# start of Given data

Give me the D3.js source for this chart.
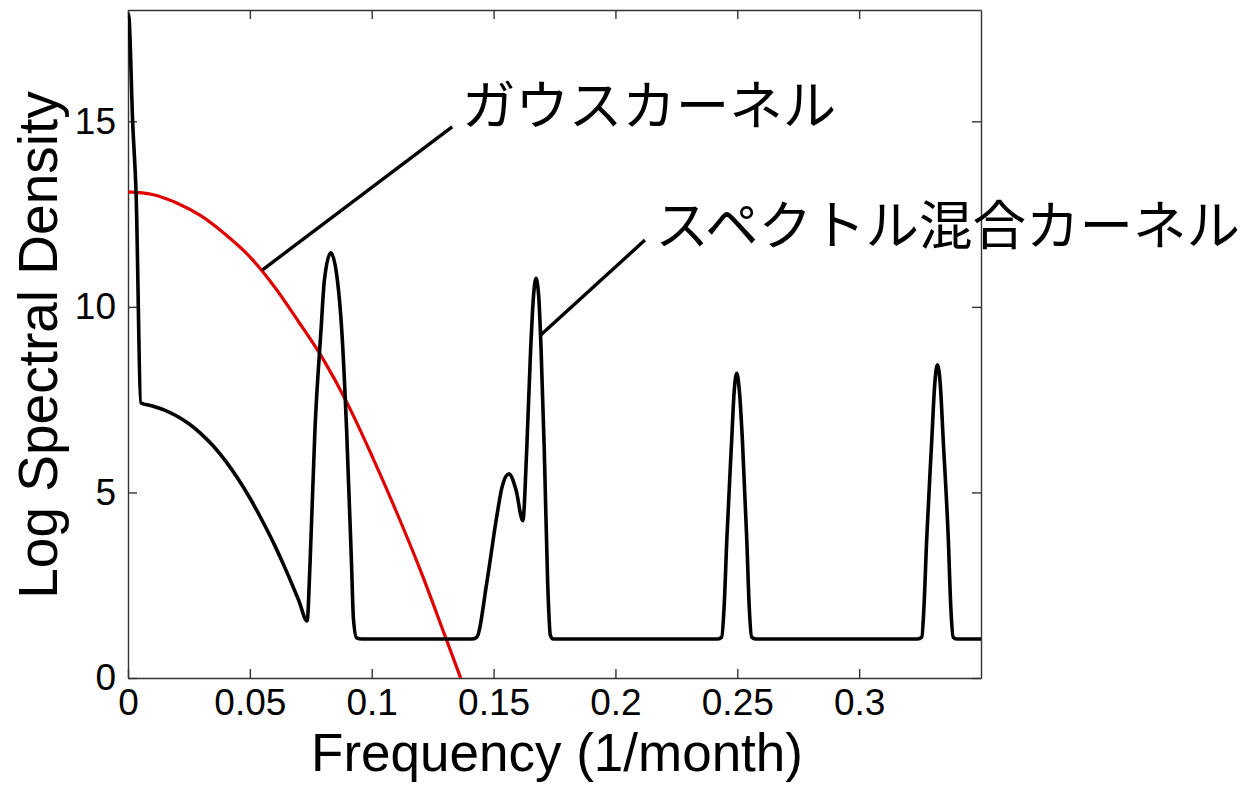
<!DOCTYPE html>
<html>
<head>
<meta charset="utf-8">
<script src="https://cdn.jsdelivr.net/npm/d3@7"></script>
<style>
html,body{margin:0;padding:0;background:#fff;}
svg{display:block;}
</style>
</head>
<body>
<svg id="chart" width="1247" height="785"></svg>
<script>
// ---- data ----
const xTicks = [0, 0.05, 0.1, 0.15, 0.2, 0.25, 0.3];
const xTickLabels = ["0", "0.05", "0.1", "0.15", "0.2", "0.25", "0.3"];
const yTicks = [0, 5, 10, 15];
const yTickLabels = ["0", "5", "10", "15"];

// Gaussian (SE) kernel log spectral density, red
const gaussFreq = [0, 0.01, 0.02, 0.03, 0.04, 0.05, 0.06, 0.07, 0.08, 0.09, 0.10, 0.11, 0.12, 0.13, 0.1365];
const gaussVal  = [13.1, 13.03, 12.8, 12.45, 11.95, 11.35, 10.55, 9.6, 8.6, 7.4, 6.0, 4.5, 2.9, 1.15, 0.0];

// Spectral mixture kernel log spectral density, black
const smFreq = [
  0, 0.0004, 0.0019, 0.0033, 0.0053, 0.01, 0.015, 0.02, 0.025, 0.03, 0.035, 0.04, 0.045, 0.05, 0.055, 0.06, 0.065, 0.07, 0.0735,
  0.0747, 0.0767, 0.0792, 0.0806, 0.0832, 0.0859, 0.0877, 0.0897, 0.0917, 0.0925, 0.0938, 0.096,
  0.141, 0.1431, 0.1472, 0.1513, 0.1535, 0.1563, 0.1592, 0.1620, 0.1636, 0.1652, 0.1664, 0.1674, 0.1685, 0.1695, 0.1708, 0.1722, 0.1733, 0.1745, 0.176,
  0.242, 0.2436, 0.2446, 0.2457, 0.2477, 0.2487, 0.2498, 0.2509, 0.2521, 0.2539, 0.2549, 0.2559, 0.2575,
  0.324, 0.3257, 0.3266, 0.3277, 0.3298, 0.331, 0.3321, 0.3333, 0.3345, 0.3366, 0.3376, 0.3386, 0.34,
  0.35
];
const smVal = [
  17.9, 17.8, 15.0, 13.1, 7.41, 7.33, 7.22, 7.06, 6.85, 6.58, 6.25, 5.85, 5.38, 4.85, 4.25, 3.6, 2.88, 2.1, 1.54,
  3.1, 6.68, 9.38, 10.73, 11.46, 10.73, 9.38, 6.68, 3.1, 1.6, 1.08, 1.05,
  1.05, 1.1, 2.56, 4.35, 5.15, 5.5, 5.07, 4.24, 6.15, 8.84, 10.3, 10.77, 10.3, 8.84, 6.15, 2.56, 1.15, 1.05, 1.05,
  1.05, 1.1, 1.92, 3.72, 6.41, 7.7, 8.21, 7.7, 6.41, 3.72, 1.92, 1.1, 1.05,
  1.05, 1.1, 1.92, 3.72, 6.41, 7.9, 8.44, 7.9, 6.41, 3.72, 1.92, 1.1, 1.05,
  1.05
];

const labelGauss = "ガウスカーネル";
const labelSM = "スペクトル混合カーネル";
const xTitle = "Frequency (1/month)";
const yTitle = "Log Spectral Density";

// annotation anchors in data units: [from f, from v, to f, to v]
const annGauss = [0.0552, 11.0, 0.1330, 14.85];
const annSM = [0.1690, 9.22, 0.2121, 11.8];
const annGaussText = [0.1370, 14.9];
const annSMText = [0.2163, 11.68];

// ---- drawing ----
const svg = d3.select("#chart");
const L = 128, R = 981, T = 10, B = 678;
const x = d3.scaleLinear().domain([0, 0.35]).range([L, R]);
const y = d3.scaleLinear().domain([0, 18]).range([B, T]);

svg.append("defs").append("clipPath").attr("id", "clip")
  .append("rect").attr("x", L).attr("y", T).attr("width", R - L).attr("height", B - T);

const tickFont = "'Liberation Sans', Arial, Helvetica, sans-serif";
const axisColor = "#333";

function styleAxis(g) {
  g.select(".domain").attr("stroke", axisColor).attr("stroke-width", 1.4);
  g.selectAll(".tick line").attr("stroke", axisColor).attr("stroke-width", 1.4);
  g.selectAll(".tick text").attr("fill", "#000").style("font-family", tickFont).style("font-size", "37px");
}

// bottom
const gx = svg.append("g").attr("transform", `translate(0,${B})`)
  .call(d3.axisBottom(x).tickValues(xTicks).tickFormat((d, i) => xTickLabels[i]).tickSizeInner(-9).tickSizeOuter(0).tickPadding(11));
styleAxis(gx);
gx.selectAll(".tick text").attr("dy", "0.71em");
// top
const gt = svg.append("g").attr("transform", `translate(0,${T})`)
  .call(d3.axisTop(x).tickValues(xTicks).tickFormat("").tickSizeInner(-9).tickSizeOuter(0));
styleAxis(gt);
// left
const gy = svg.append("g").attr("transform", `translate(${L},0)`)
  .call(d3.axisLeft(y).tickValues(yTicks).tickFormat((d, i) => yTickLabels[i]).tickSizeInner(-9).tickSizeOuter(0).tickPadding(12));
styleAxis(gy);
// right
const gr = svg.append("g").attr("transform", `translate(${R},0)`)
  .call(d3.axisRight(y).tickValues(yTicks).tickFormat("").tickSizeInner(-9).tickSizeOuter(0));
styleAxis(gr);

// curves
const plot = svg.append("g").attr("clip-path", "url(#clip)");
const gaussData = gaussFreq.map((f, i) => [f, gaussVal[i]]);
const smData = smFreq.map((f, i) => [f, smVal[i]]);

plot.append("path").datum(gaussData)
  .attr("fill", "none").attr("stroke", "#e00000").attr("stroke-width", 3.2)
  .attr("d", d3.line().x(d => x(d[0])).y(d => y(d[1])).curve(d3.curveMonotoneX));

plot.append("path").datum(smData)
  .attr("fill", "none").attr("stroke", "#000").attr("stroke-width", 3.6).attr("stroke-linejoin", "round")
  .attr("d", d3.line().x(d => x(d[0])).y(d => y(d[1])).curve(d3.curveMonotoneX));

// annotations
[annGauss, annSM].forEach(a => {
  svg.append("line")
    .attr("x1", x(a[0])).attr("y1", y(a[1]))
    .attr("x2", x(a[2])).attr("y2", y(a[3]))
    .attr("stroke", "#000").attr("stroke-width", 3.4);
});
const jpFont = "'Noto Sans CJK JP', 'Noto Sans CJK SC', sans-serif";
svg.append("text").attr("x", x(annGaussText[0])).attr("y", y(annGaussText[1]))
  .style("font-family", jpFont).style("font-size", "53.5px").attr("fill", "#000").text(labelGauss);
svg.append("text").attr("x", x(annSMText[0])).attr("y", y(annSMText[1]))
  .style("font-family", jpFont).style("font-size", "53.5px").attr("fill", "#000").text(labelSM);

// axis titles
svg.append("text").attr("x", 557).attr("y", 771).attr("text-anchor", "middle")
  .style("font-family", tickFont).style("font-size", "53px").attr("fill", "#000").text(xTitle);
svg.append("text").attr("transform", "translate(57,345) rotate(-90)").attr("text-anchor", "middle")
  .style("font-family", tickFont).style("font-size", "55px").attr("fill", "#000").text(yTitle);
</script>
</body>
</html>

# end of Given data

**Task to complete**
Your copy of the data should match it exactly, except that pictures are left out.

**Complete answer**
Give me the D3.js source for this chart.
<!DOCTYPE html>
<html>
<head>
<meta charset="utf-8">
<script src="https://cdn.jsdelivr.net/npm/d3@7"></script>
<style>
html,body{margin:0;padding:0;background:#fff;}
svg{display:block;}
</style>
</head>
<body>
<svg id="chart" width="1247" height="785"></svg>
<script>
// ---- data ----
const xTicks = [0, 0.05, 0.1, 0.15, 0.2, 0.25, 0.3];
const xTickLabels = ["0", "0.05", "0.1", "0.15", "0.2", "0.25", "0.3"];
const yTicks = [0, 5, 10, 15];
const yTickLabels = ["0", "5", "10", "15"];

// Gaussian (SE) kernel log spectral density, red
const gaussFreq = [0, 0.01, 0.02, 0.03, 0.04, 0.05, 0.06, 0.07, 0.08, 0.09, 0.10, 0.11, 0.12, 0.13, 0.1365];
const gaussVal  = [13.1, 13.03, 12.8, 12.45, 11.95, 11.35, 10.55, 9.6, 8.6, 7.4, 6.0, 4.5, 2.9, 1.15, 0.0];

// Spectral mixture kernel log spectral density, black
const smFreq = [
  0, 0.0004, 0.0019, 0.0033, 0.0053, 0.01, 0.015, 0.02, 0.025, 0.03, 0.035, 0.04, 0.045, 0.05, 0.055, 0.06, 0.065, 0.07, 0.0735,
  0.0747, 0.0767, 0.0792, 0.0806, 0.0832, 0.0859, 0.0877, 0.0897, 0.0917, 0.0925, 0.0938, 0.096,
  0.141, 0.1431, 0.1472, 0.1513, 0.1535, 0.1563, 0.1592, 0.1620, 0.1636, 0.1652, 0.1664, 0.1674, 0.1685, 0.1695, 0.1708, 0.1722, 0.1733, 0.1745, 0.176,
  0.242, 0.2436, 0.2446, 0.2457, 0.2477, 0.2487, 0.2498, 0.2509, 0.2521, 0.2539, 0.2549, 0.2559, 0.2575,
  0.324, 0.3257, 0.3266, 0.3277, 0.3298, 0.331, 0.3321, 0.3333, 0.3345, 0.3366, 0.3376, 0.3386, 0.34,
  0.35
];
const smVal = [
  17.9, 17.8, 15.0, 13.1, 7.41, 7.33, 7.22, 7.06, 6.85, 6.58, 6.25, 5.85, 5.38, 4.85, 4.25, 3.6, 2.88, 2.1, 1.54,
  3.1, 6.68, 9.38, 10.73, 11.46, 10.73, 9.38, 6.68, 3.1, 1.6, 1.08, 1.05,
  1.05, 1.1, 2.56, 4.35, 5.15, 5.5, 5.07, 4.24, 6.15, 8.84, 10.3, 10.77, 10.3, 8.84, 6.15, 2.56, 1.15, 1.05, 1.05,
  1.05, 1.1, 1.92, 3.72, 6.41, 7.7, 8.21, 7.7, 6.41, 3.72, 1.92, 1.1, 1.05,
  1.05, 1.1, 1.92, 3.72, 6.41, 7.9, 8.44, 7.9, 6.41, 3.72, 1.92, 1.1, 1.05,
  1.05
];

const labelGauss = "ガウスカーネル";
const labelSM = "スペクトル混合カーネル";
const xTitle = "Frequency (1/month)";
const yTitle = "Log Spectral Density";

// annotation anchors in data units: [from f, from v, to f, to v]
const annGauss = [0.0552, 11.0, 0.1330, 14.85];
const annSM = [0.1690, 9.22, 0.2121, 11.8];
const annGaussText = [0.1370, 14.9];
const annSMText = [0.2163, 11.68];

// ---- drawing ----
const svg = d3.select("#chart");
const L = 128, R = 981, T = 10, B = 678;
const x = d3.scaleLinear().domain([0, 0.35]).range([L, R]);
const y = d3.scaleLinear().domain([0, 18]).range([B, T]);

svg.append("defs").append("clipPath").attr("id", "clip")
  .append("rect").attr("x", L).attr("y", T).attr("width", R - L).attr("height", B - T);

const tickFont = "'Liberation Sans', Arial, Helvetica, sans-serif";
const axisColor = "#333";

function styleAxis(g) {
  g.select(".domain").attr("stroke", axisColor).attr("stroke-width", 1.4);
  g.selectAll(".tick line").attr("stroke", axisColor).attr("stroke-width", 1.4);
  g.selectAll(".tick text").attr("fill", "#000").style("font-family", tickFont).style("font-size", "37px");
}

// bottom
const gx = svg.append("g").attr("transform", `translate(0,${B})`)
  .call(d3.axisBottom(x).tickValues(xTicks).tickFormat((d, i) => xTickLabels[i]).tickSizeInner(-9).tickSizeOuter(0).tickPadding(11));
styleAxis(gx);
gx.selectAll(".tick text").attr("dy", "0.71em");
// top
const gt = svg.append("g").attr("transform", `translate(0,${T})`)
  .call(d3.axisTop(x).tickValues(xTicks).tickFormat("").tickSizeInner(-9).tickSizeOuter(0));
styleAxis(gt);
// left
const gy = svg.append("g").attr("transform", `translate(${L},0)`)
  .call(d3.axisLeft(y).tickValues(yTicks).tickFormat((d, i) => yTickLabels[i]).tickSizeInner(-9).tickSizeOuter(0).tickPadding(12));
styleAxis(gy);
// right
const gr = svg.append("g").attr("transform", `translate(${R},0)`)
  .call(d3.axisRight(y).tickValues(yTicks).tickFormat("").tickSizeInner(-9).tickSizeOuter(0));
styleAxis(gr);

// curves
const plot = svg.append("g").attr("clip-path", "url(#clip)");
const gaussData = gaussFreq.map((f, i) => [f, gaussVal[i]]);
const smData = smFreq.map((f, i) => [f, smVal[i]]);

plot.append("path").datum(gaussData)
  .attr("fill", "none").attr("stroke", "#e00000").attr("stroke-width", 3.2)
  .attr("d", d3.line().x(d => x(d[0])).y(d => y(d[1])).curve(d3.curveMonotoneX));

plot.append("path").datum(smData)
  .attr("fill", "none").attr("stroke", "#000").attr("stroke-width", 3.6).attr("stroke-linejoin", "round")
  .attr("d", d3.line().x(d => x(d[0])).y(d => y(d[1])).curve(d3.curveMonotoneX));

// annotations
[annGauss, annSM].forEach(a => {
  svg.append("line")
    .attr("x1", x(a[0])).attr("y1", y(a[1]))
    .attr("x2", x(a[2])).attr("y2", y(a[3]))
    .attr("stroke", "#000").attr("stroke-width", 3.4);
});
const jpFont = "'Noto Sans CJK JP', 'Noto Sans CJK SC', sans-serif";
svg.append("text").attr("x", x(annGaussText[0])).attr("y", y(annGaussText[1]))
  .style("font-family", jpFont).style("font-size", "53.5px").attr("fill", "#000").text(labelGauss);
svg.append("text").attr("x", x(annSMText[0])).attr("y", y(annSMText[1]))
  .style("font-family", jpFont).style("font-size", "53.5px").attr("fill", "#000").text(labelSM);

// axis titles
svg.append("text").attr("x", 557).attr("y", 771).attr("text-anchor", "middle")
  .style("font-family", tickFont).style("font-size", "53px").attr("fill", "#000").text(xTitle);
svg.append("text").attr("transform", "translate(57,345) rotate(-90)").attr("text-anchor", "middle")
  .style("font-family", tickFont).style("font-size", "55px").attr("fill", "#000").text(yTitle);
</script>
</body>
</html>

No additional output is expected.